If what I've explained above is what actually happens, how do I go about configurig Oryx to do the sliding window? Other than aggregating the files myself and restarting from 00000 every once in while?
Thank you.
Created 12-14-2014 01:33 PM
hm, yes that should not be how it works. If it hasn't decayed or been removed it will stick around forever.
If you reach 0 the user-item pair will be removed. Negative values still have a meaning so are not removed so it's a question of how small the absolute value is. Yes, these are removed, including users that don't have any items.

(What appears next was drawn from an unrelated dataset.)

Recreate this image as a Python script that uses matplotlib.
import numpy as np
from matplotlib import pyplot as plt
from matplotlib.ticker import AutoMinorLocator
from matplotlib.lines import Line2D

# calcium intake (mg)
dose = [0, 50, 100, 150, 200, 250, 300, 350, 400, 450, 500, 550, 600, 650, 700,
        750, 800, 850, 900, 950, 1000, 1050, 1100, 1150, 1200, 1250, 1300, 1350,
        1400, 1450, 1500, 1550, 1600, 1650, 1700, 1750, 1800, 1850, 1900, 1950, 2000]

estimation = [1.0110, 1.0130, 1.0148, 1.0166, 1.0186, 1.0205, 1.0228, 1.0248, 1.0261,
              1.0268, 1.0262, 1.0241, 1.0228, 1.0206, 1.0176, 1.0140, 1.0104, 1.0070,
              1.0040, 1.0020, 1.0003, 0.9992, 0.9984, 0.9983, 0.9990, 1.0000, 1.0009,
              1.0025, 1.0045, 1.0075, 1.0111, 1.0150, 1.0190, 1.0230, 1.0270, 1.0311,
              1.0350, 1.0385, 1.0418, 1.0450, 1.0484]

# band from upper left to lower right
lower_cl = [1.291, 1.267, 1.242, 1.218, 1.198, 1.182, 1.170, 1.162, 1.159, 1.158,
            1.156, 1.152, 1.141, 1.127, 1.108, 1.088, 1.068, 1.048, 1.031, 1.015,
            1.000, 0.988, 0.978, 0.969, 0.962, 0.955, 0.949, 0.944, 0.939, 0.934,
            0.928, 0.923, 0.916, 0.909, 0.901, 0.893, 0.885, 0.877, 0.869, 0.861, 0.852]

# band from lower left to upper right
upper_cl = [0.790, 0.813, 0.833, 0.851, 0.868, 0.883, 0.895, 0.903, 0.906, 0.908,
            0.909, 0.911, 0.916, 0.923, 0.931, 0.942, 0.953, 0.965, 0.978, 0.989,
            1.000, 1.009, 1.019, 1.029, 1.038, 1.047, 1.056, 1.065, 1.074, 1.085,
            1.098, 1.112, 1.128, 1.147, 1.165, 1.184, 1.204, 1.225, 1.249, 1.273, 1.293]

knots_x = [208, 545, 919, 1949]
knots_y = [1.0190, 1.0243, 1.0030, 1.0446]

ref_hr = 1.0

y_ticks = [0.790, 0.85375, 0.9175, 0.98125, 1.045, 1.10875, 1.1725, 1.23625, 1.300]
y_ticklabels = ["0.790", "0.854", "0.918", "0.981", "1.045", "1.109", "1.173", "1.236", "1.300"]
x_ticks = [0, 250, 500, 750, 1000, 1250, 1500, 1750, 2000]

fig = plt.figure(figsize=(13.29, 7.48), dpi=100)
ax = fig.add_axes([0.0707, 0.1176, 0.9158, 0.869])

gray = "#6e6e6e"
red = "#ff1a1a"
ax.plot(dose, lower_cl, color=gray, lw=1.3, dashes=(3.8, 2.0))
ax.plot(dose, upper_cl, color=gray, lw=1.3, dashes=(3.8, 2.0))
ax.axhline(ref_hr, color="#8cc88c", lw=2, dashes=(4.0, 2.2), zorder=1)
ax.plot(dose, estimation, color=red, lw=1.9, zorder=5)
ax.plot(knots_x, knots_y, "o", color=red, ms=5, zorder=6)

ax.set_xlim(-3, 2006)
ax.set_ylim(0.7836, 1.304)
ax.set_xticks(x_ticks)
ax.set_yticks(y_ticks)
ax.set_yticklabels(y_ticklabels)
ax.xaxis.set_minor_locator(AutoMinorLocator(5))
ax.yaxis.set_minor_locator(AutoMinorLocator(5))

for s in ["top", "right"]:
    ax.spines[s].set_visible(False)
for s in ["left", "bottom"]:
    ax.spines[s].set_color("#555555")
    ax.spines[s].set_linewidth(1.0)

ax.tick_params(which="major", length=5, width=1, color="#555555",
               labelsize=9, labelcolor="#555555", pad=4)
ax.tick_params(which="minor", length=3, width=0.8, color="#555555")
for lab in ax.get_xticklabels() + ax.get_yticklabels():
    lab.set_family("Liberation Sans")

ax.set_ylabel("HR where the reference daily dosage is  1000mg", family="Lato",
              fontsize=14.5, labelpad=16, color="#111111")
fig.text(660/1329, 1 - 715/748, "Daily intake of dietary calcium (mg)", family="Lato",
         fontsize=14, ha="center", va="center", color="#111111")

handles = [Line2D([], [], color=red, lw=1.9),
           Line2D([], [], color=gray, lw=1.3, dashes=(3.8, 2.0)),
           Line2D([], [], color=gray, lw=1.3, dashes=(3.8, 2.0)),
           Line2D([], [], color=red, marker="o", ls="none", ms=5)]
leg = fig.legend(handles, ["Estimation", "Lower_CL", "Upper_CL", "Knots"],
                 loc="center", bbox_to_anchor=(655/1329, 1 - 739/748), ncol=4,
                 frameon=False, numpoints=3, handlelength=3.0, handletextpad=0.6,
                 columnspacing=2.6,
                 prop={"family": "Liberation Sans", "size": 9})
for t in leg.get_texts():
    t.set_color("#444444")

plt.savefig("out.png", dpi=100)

Created 12-12-2014 03:11 PM
model.generation.keep is really just a bookeeping setting. It just affects how many previous generations are kept around for whatever purpose they may serve -- backup, etc. Each generation has a copy of all data that's ever been seen, in aggregated form, and reduced by decay factor. So, no the default behavior is to keep all data forever. The decay factor is an indirect way to implement a "sliding window" in that it is a way to make old data go away eventually. It's not based on a hard time or generation limit, but I think that's desirable IMHO. The closest thing is to set a decay factor, and a zero threshold, such that roughly the desired number of generations decays a value of "1" to below the threshold.
Created 12-14-2014 01:29 PM
I am sorry, I think I was unclear. For decaying old data I just call removePreference myself so there is no need for that to be done automatically by Oryx; that part is settled.

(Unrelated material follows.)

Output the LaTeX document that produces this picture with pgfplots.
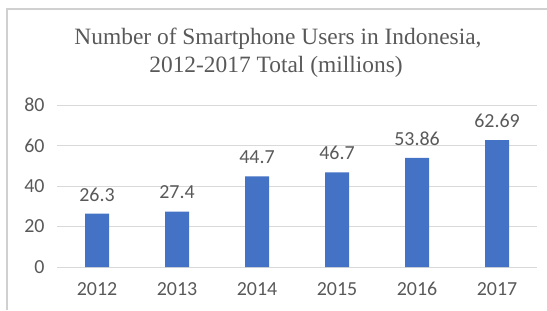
\documentclass[border=0pt]{standalone}
\usepackage{pgfplots}
\pgfplotsset{compat=1.18}
\usepackage{fontspec}
\setmainfont{Carlito}
\newfontfamily\titlefont{Liberation Serif}
\definecolor{barblue}{HTML}{4472C4}
\definecolor{txtgray}{HTML}{595959}
\definecolor{gridgray}{HTML}{D9D9D9}
\definecolor{framegray}{HTML}{D0D0D0}
\begin{document}
\begin{tikzpicture}[x=1bp,y=1bp]
\useasboundingbox (0,0) rectangle (547,310);
\draw[framegray,line width=1.5bp] (7,0) -- (7,301) -- (547,301);
\node[font=\titlefont\fontsize{23.5}{28}\selectfont,text=txtgray] at (278,271) {Number of Smartphone Users in Indonesia,};
\node[font=\titlefont\fontsize{23.5}{28}\selectfont,text=txtgray] at (276,243) {2012-2017 Total (millions)};
\begin{axis}[
  at={(57bp,43bp)}, anchor=south west,
  scale only axis, width=480bp, height=162bp,
  xmin=-0.5, xmax=5.5, ymin=0, ymax=80,
  ytick={0,20,40,60,80},
  xtick={0,1,2,3,4,5},
  xticklabels={2012,2013,2014,2015,2016,2017},
  axis line style={draw=none},
  major tick length=0pt,
  ymajorgrids, grid style={gridgray,line width=1bp},
  tick label style={font=\fontsize{20}{24}\selectfont,text=txtgray},
  /pgf/number format/assume math mode=true,
  yticklabel style={xshift=-9bp},
  xticklabel style={yshift=-12bp},
  clip=false,
]
\addplot[ybar, bar width=24bp, fill=barblue, draw=none,
  nodes near coords,
  point meta=explicit symbolic,
  every node near coord/.append style={font=\fontsize{20}{24}\selectfont,text=txtgray,yshift=9bp}]
  table[meta=label] {
x y label
0 26.3 26.3
1 27.4 27.4
2 44.7 44.7
3 46.7 46.7
4 53.86 53.86
5 62.69 62.69
};
\end{axis}
\end{tikzpicture}
\end{document}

But in some cases that I was not able to reproduce consistently, I found that subsequent generations do not contain data from a generation earlier than model.generations.keep, so the generations are not really cummulative (I did read the thread you had with Jason Chen about generations from some while back, but I posted because I noticed this different behavior). It only happens once in a while and I don't know how to trigger this. I only got it a few times in the past few days (e.g. today I was not able to reproduce this at all). I will come back if I manage to produce some reliable steps that lead to this.
I do have a question on addPreference with negative values, what happens when we decreased enough to reach 0? I've tried that and the known items still remember these "nullified" items. recommend still returns results but they all have a strength of 0. Which I think is expected, as at this point we're supposed to know nothing about this user? For my particular use case, would be best if the items reaching 0 would move out of known items (and I can do that myself by calling removePreference) and, when all the items reached 0, the user would become unknown. Is there a method for this last part?
Thank you.
Created 12-14-2014 01:32 PM
I am sorry, in the first paraghraph I mean I call addPreference with -1, not removePreference (I just kick out whatever searches happened before the window).
Created 12-14-2014 01:33 PM
hm, yes that should not be how it works. If it hasn't decayed or been removed it will stick around forever.
If you reach 0 the user-item pair will be removed. Negative values still have a meaning so are not removed so it's a question of how small the absolute value is. Yes, these are removed, including users that don't have any items.